The province will also introduce an app to help businesses

Ontario to implement vaccine passports for high-risk settings

Ontario government officials have announced that they will implement COVID-19 vaccine certificates in high-risk indoor settings, beginning September 22, as the province braces for a fourth wave. The provincial government issued a list of settings covered by the implementation of the scheme, which will require patrons to acquire a vaccine receipt before entry to the following businesses:

  • Restaurants and bars (excluding outdoor patios, as well as delivery and takeout);
  • Nightclubs (including outdoor areas of the establishment);
  • Meeting and event spaces, such as banquet halls and conference/convention centres;
  • Facilities used for sports and fitness activities and personal fitness training, such as gyms, fitness and recreational facilities with the exception of youth recreational sport;
  • Sporting events;
  • Casinos, bingo halls and gaming establishments;
  • Concerts, music festivals, theatres and cinemas;
  • Strip clubs, bathhouses and sex clubs;
  • Racing venues (e.g., horse racing).

Residents can pick up their vaccine certificates from the provincial government website, which will indicate whether they received the first dose or are already fully vaccinated against COVID-19. However, the scheme will not apply to essential retail, such as grocery stores and other personal care businesses, with Health Minister Christine Elliott explaining that no one should be deprived from medical care or food regardless of vaccine status.

The scheme also exempts children who are ineligible for vaccines, as well as employees who work in high-risk indoor settings, according to a report from CBC.  A month after its implementation, the government on October 22 will introduce certificates with QR codes and a verification application that will provide the vaccination status of an individual.

App for businesses

According to the provincial government, the app is expected to help businesses in verifying whether their customers have been vaccinated. The application will also allow non-essential retailers to implement their own vaccination policies. Despite this plan, however, the Canadian Federation of Independent Businesses (CFIB) said in a statement reported by CBC that there are still issues on fraud and enforcement, as well as questions on how businesses are supposed to recognise out-of-province and out-of-country vaccinations. It also expressed its disappointment of the province's decision to add more requirements without lifting capacity restrictions in businesses.

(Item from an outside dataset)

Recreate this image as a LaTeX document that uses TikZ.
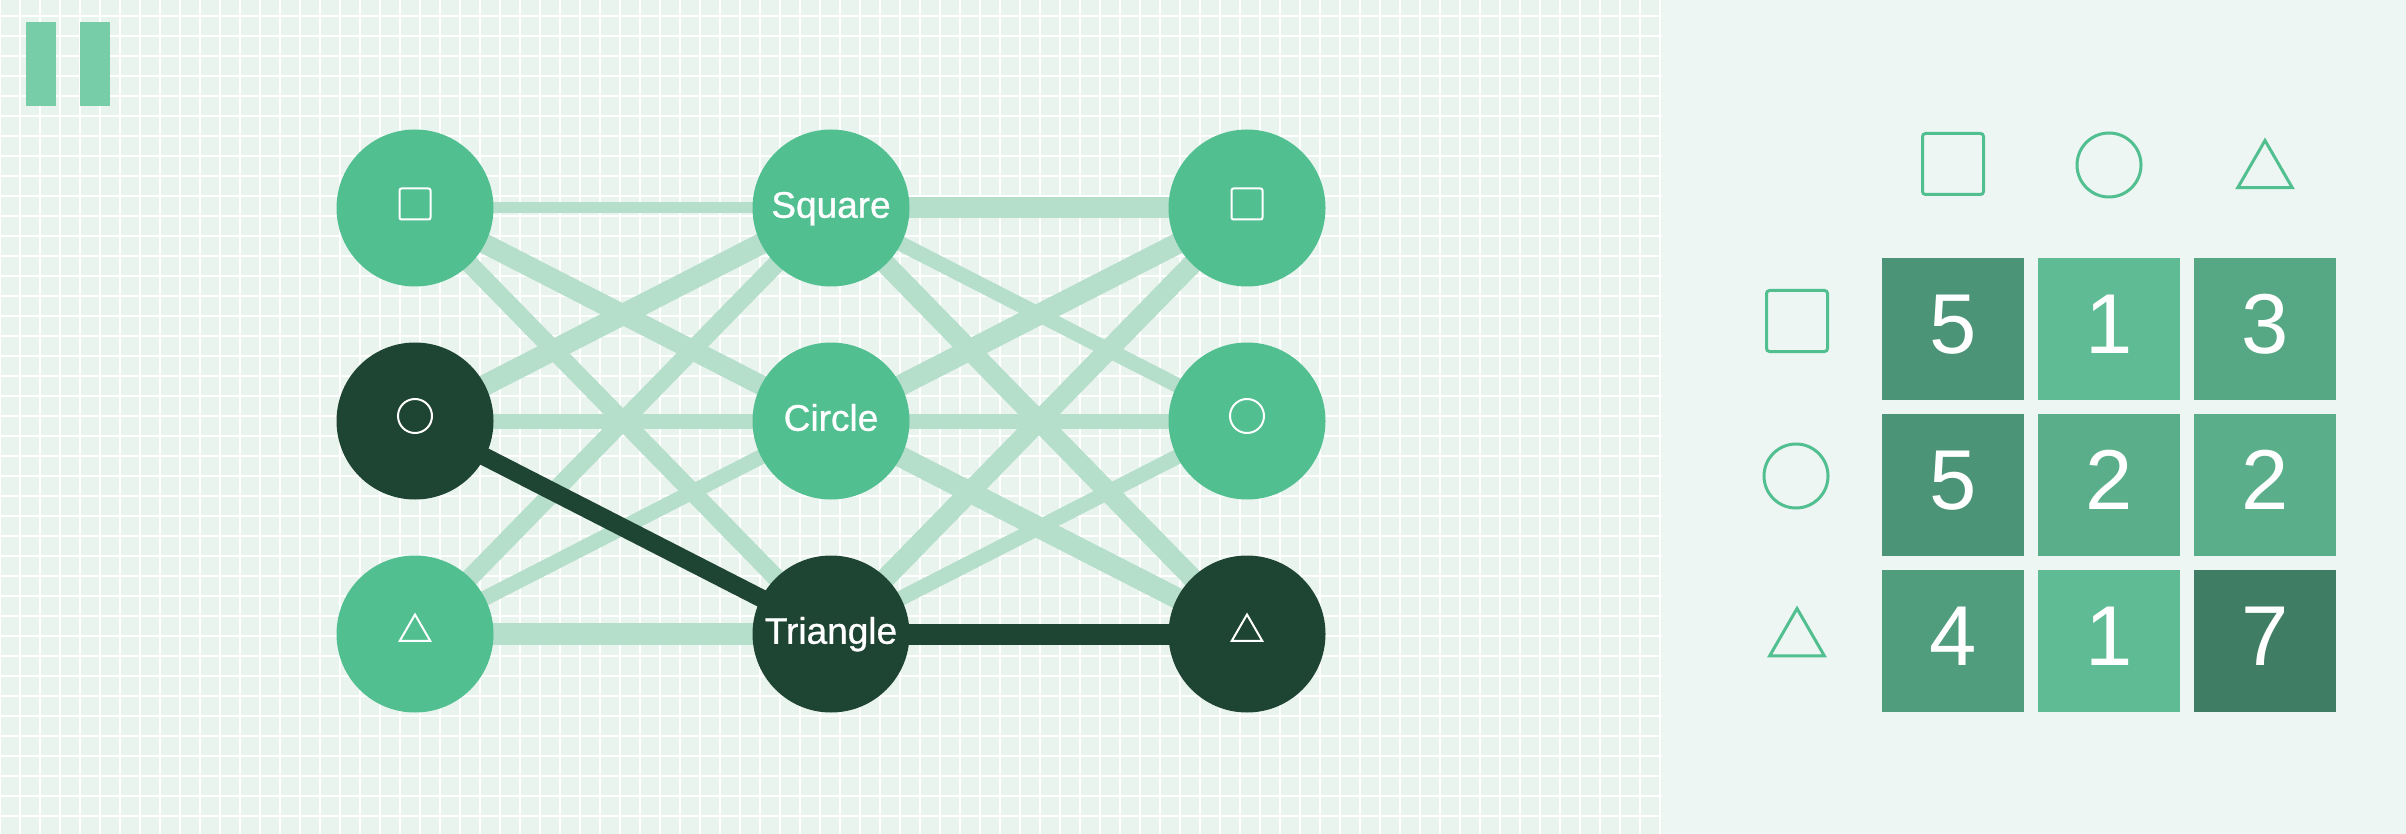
\documentclass[tikz,border=0pt]{standalone}
\usepackage{fontspec}
\setmainfont{Liberation Sans}
\newfontfamily\lblfont[FakeBold=0.8]{Liberation Sans}
\usetikzlibrary{shapes.geometric}
\definecolor{gridbg}{HTML}{EAF4EF}
\definecolor{panelbg}{HTML}{EDF6F2}
\definecolor{edgec}{HTML}{B5DECB}
\definecolor{nodec}{HTML}{52BF91}
\definecolor{darkc}{HTML}{1E4433}
\definecolor{pausec}{HTML}{76CDA8}
\definecolor{cA}{HTML}{4C9478}
\definecolor{cB}{HTML}{5FBB93}
\definecolor{cC}{HTML}{55A883}
\definecolor{cD}{HTML}{5AAF8A}
\definecolor{cE}{HTML}{509D7D}
\definecolor{cF}{HTML}{3F7E64}
\pgfdeclarelayer{bg}
\pgfdeclarelayer{edges}
\pgfsetlayers{bg,edges,main}
\begin{document}
\begin{tikzpicture}[x=1pt,y=-1pt,
  stnode/.style={circle, fill=nodec, minimum size=157pt, inner sep=0pt, text=white,
    font=\lblfont\fontsize{37}{37}\selectfont, text height=26.5pt, text depth=7pt},
  darknode/.style={stnode, fill=darkc},
  edge/.style={draw=edgec},
  darkedge/.style={draw=darkc},
  pausebar/.style={rectangle, fill=pausec, minimum width=30pt, minimum height=84pt, inner sep=0pt},
  sym/.style={draw=white, line width=2pt, inner sep=0pt, fill=none},
  symsq/.style={sym, rectangle, minimum size=31pt, rounded corners=2pt},
  symci/.style={sym, circle, minimum size=34pt},
  symtr/.style={sym, regular polygon, regular polygon sides=3, minimum size=35pt},
  hd/.style={draw=nodec, line width=3pt, inner sep=0pt, fill=none},
  hsq/.style={hd, rectangle, minimum size=61pt, rounded corners=3pt},
  hci/.style={hd, circle, minimum size=64pt},
  htr/.style={hd, regular polygon, regular polygon sides=3, minimum size=63pt},
  cell/.style={rectangle, minimum size=142pt, inner sep=0pt, text=white,
    font=\fontsize{85}{85}\selectfont, text height=61pt, text depth=12pt}
]
\useasboundingbox (0,0) rectangle (2406,834);
\begin{pgfonlayer}{bg}
  \fill[gridbg] (0,0) rectangle (1662,834);
  \fill[panelbg] (1662,0) rectangle (2406,834);
  \foreach \x in {0,20,...,1660} \draw[white,line width=2pt] (\x,0) -- (\x,834);
  \foreach \y in {16,36,...,836} \draw[white,line width=2pt] (0,\y) -- (1662,\y);
\end{pgfonlayer}

% pause icon
\node[pausebar] (p1) at (41,64) {};
\node[pausebar] (p2) at (95,64) {};

% trellis nodes
\node[stnode] (ls) at (415,208) {};
\node[darknode] (lc) at (415,421) {};
\node[stnode] (lt) at (415,634) {};
\node[stnode] (ms) at (831,208) {Square};
\node[stnode] (mc) at (831,421) {Circle};
\node[darknode] (mt) at (831,634) {Triangle};
\node[stnode] (rs) at (1247,208) {};
\node[stnode] (rc) at (1247,421) {};
\node[darknode] (rt) at (1247,634) {};

% symbols in nodes
\node[symsq] (ls-i) at (415,204) {};
\node[symci] (lc-i) at (415,416) {};
\node[symtr] (lt-i) at (415,632) {};
\node[symsq] (rs-i) at (1247,204) {};
\node[symci] (rc-i) at (1247,416) {};
\node[symtr] (rt-i) at (1247,632) {};

\begin{pgfonlayer}{edges}
  \draw[edge, line width=11pt] (ls.center) -- (ms.center);
  \draw[edge, line width=20pt] (ls.center) -- (mc.center);
  \draw[edge, line width=18pt] (ls.center) -- (mt.center);
  \draw[edge, line width=21pt] (lc.center) -- (ms.center);
  \draw[edge, line width=15pt] (lc.center) -- (mc.center);
  \draw[edge, line width=18pt] (lt.center) -- (ms.center);
  \draw[edge, line width=15pt] (lt.center) -- (mc.center);
  \draw[edge, line width=22pt] (lt.center) -- (mt.center);
  \draw[edge, line width=21pt] (ms.center) -- (rs.center);
  \draw[edge, line width=15pt] (ms.center) -- (rc.center);
  \draw[edge, line width=20pt] (ms.center) -- (rt.center);
  \draw[edge, line width=21pt] (mc.center) -- (rs.center);
  \draw[edge, line width=15pt] (mc.center) -- (rc.center);
  \draw[edge, line width=21pt] (mc.center) -- (rt.center);
  \draw[edge, line width=20pt] (mt.center) -- (rs.center);
  \draw[edge, line width=15pt] (mt.center) -- (rc.center);
  \draw[darkedge, line width=18pt] (lc.center) -- (mt.center);
  \draw[darkedge, line width=21pt] (mt.center) -- (rt.center);
\end{pgfonlayer}

% right panel headers
\node[hsq] (h-sq) at (1953,164) {};
\node[hci] (h-ci) at (2109,165) {};
\node[htr] (h-tr) at (2265,172) {};
\node[hsq] (v-sq) at (1797,321) {};
\node[hci] (v-ci) at (1796,476) {};
\node[htr] (v-tr) at (1797,640) {};

% matrix cells
\node[cell, fill=cA] (m11) at (1953,329) {5};
\node[cell, fill=cB] (m12) at (2109,329) {1};
\node[cell, fill=cC] (m13) at (2265,329) {3};
\node[cell, fill=cA] (m21) at (1953,485) {5};
\node[cell, fill=cD] (m22) at (2109,485) {2};
\node[cell, fill=cD] (m23) at (2265,485) {2};
\node[cell, fill=cE] (m31) at (1953,641) {4};
\node[cell, fill=cB] (m32) at (2109,641) {1};
\node[cell, fill=cF] (m33) at (2265,641) {7};
\end{tikzpicture}
\end{document}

Confusion plagues employers even in other provinces set to introduce vaccine passports, particularly on its implementation for employees and customers. Some are wary of legal repercussions should they implement vaccine policies in their businesses, according to some reports.

Read more: Vaccine passports: What are the legal ramifications for Ontario employers?

Doug concedes to data

Initially, Ontario Premier Doug Ford was somewhat against the implementation of vaccine passports as he thought it could "split society." The shift in his stance, however, came after "in-depth conversations" and advice from experts. The premier on Wednesday said it is "no secret" that he was not in favour of the move, but it was a necessity after hearing the side of health officials.

"We need to protect our hospitals; we need to avoid lockdowns at all costs. We want our kids in schools, and our businesses to stay open," he said as quoted by CBC.

The province has previously announced that it will be mandating vaccines for hospital workers, as well as staff of home and community care service. It also introduced a vaccination disclosure policy for all workers of public and private schools.

Read more: Ontario mandates vaccination policy for health sector

The new policies arrived as the government made known that "Ontario is in the fourth wave of the COVID-19 pandemic."

A new model from Ontario's Science Advisory Table predicted a "substantial fourth wave" of the pandemic, which will affect "all age groups with the potential to exceed ICU capacity." According to the model reported by CTV News, case counts could hit 9,000 by October as the worst-case scenario, but it could also fall under 500 in a more optimistic take.